**MATERIAL FOR THE TASK**
◆ ◆ ◆ ◆

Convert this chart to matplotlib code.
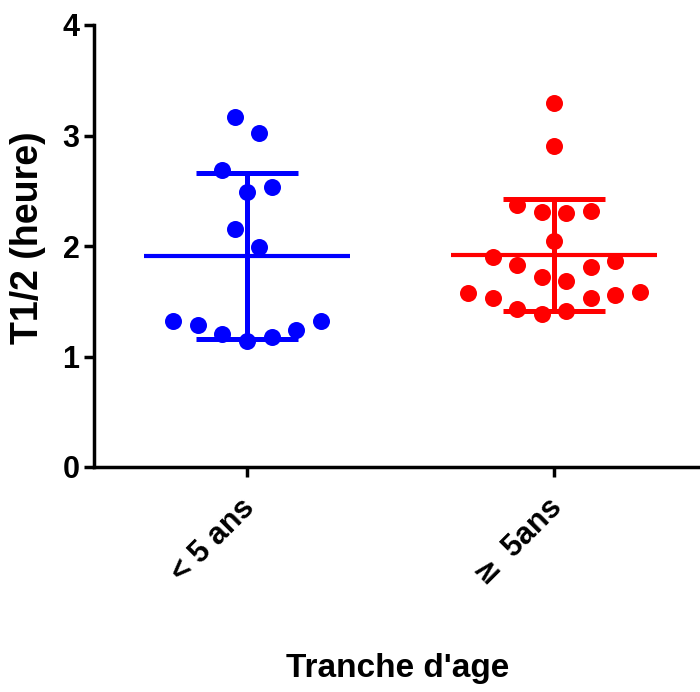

◆ ◆ ◆ ◆

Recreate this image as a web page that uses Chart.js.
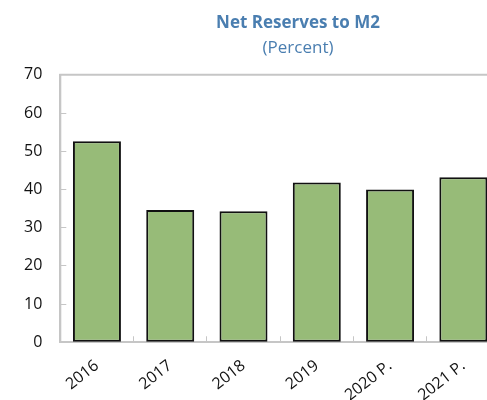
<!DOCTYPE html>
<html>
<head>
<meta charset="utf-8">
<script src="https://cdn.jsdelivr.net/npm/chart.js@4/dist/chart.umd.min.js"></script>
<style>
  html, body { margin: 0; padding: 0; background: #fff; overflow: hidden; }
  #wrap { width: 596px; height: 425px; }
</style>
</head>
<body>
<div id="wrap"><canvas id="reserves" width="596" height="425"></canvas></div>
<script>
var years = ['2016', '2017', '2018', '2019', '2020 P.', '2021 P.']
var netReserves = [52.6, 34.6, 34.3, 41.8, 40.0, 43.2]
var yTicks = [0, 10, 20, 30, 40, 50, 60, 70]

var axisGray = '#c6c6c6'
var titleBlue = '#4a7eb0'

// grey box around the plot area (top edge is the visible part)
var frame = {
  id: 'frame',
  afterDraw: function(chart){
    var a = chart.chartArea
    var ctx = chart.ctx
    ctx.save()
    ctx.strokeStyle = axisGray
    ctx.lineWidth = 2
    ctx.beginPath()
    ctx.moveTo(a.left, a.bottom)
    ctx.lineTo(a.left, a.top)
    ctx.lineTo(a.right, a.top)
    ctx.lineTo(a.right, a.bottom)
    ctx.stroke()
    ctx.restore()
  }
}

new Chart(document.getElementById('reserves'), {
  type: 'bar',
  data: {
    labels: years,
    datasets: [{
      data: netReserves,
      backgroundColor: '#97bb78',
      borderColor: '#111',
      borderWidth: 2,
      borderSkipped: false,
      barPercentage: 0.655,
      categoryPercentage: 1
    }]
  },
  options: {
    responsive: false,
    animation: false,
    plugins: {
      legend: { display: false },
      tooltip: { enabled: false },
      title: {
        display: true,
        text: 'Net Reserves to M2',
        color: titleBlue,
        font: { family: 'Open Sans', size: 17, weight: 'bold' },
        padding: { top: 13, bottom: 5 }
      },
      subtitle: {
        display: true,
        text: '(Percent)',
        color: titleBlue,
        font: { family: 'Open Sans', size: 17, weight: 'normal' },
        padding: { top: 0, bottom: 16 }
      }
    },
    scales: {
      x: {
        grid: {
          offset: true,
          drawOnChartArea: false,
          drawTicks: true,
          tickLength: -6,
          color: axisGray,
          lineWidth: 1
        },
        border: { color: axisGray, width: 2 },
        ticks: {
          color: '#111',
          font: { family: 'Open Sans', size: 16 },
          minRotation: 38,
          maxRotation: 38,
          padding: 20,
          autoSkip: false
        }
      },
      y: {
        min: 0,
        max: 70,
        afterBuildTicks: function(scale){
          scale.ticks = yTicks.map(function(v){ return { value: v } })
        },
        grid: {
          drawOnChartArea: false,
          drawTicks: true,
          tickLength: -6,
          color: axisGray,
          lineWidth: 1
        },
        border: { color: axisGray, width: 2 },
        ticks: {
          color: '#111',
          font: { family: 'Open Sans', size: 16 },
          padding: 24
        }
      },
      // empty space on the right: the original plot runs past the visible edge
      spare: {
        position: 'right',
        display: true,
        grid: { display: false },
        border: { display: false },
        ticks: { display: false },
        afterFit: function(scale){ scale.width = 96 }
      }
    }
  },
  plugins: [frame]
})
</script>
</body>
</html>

◆ ◆ ◆ ◆

**GOAL**
Search the data above for the string "this" and return every line that has it.

**EXERCISE RESPONSE**
Convert this chart to matplotlib code.
Recreate this image as a web page that uses Chart.js.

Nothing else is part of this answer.